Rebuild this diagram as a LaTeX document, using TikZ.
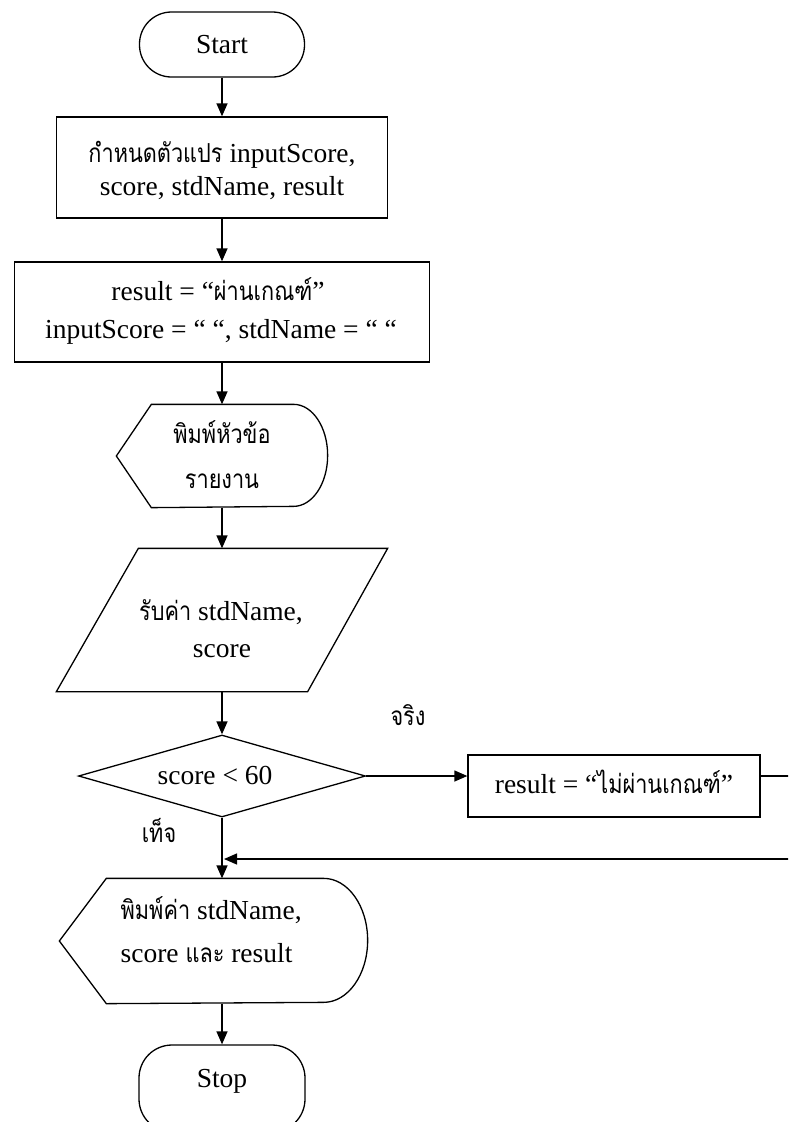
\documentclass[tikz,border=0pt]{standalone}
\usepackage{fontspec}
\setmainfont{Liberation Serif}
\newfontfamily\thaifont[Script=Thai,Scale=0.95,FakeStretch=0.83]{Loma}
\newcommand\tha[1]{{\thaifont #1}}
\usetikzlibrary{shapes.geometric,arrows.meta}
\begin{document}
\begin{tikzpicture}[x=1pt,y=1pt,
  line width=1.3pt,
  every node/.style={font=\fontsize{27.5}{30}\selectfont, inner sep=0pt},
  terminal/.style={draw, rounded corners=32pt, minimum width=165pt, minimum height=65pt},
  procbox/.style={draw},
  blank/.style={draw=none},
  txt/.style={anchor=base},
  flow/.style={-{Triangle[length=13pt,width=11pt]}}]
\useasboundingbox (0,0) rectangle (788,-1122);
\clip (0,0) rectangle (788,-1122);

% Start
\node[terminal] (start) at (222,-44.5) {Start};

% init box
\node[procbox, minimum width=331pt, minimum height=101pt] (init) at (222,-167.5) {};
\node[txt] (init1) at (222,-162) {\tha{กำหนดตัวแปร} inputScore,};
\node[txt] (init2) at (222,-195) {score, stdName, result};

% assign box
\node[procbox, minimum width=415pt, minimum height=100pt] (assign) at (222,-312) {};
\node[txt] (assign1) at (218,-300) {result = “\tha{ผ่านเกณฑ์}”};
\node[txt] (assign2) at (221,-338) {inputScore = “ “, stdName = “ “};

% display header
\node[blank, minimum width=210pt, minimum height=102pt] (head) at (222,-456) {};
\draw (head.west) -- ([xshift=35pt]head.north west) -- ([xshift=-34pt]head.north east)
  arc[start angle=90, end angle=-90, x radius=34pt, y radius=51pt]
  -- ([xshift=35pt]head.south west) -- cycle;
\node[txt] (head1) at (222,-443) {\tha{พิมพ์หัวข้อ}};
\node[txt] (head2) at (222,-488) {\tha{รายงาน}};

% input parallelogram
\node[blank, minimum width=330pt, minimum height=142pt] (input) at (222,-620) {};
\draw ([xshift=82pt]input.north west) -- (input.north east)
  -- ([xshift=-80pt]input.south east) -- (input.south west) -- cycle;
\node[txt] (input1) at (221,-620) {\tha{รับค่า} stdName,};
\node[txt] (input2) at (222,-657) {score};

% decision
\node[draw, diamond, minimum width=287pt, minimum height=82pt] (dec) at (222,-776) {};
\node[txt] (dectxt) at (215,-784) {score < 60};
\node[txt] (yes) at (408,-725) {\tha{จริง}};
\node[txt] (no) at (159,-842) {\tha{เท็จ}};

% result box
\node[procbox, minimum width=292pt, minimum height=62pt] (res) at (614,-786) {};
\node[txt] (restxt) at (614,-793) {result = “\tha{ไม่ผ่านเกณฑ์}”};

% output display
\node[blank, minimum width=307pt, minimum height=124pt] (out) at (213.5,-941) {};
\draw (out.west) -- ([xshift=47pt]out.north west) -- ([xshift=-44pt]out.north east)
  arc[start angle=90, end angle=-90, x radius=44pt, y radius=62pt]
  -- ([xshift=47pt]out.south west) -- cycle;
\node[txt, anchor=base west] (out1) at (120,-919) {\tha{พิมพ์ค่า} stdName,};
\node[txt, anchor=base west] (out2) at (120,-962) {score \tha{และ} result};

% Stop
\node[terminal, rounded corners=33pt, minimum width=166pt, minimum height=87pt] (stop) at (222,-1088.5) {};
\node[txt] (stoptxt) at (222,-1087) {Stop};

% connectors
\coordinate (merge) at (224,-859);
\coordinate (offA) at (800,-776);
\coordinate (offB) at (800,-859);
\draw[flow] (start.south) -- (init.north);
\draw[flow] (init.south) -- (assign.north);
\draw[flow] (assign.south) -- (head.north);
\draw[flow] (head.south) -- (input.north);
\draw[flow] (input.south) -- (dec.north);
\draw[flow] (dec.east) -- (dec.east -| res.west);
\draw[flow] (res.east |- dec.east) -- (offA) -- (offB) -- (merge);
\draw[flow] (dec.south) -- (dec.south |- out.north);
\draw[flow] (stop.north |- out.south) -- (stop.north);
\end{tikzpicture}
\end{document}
—————
Aim
Restate exactly, please, only the lines between the start of the data and the line containing "(head2) at (222,-488)", both ends included, skipping the pictures.

The result
Rebuild this diagram as a LaTeX document, using TikZ.
\documentclass[tikz,border=0pt]{standalone}
\usepackage{fontspec}
\setmainfont{Liberation Serif}
\newfontfamily\thaifont[Script=Thai,Scale=0.95,FakeStretch=0.83]{Loma}
\newcommand\tha[1]{{\thaifont #1}}
\usetikzlibrary{shapes.geometric,arrows.meta}
\begin{document}
\begin{tikzpicture}[x=1pt,y=1pt,
  line width=1.3pt,
  every node/.style={font=\fontsize{27.5}{30}\selectfont, inner sep=0pt},
  terminal/.style={draw, rounded corners=32pt, minimum width=165pt, minimum height=65pt},
  procbox/.style={draw},
  blank/.style={draw=none},
  txt/.style={anchor=base},
  flow/.style={-{Triangle[length=13pt,width=11pt]}}]
\useasboundingbox (0,0) rectangle (788,-1122);
\clip (0,0) rectangle (788,-1122);

% Start
\node[terminal] (start) at (222,-44.5) {Start};

% init box
\node[procbox, minimum width=331pt, minimum height=101pt] (init) at (222,-167.5) {};
\node[txt] (init1) at (222,-162) {\tha{กำหนดตัวแปร} inputScore,};
\node[txt] (init2) at (222,-195) {score, stdName, result};

% assign box
\node[procbox, minimum width=415pt, minimum height=100pt] (assign) at (222,-312) {};
\node[txt] (assign1) at (218,-300) {result = “\tha{ผ่านเกณฑ์}”};
\node[txt] (assign2) at (221,-338) {inputScore = “ “, stdName = “ “};

% display header
\node[blank, minimum width=210pt, minimum height=102pt] (head) at (222,-456) {};
\draw (head.west) -- ([xshift=35pt]head.north west) -- ([xshift=-34pt]head.north east)
  arc[start angle=90, end angle=-90, x radius=34pt, y radius=51pt]
  -- ([xshift=35pt]head.south west) -- cycle;
\node[txt] (head1) at (222,-443) {\tha{พิมพ์หัวข้อ}};
\node[txt] (head2) at (222,-488) {\tha{รายงาน}};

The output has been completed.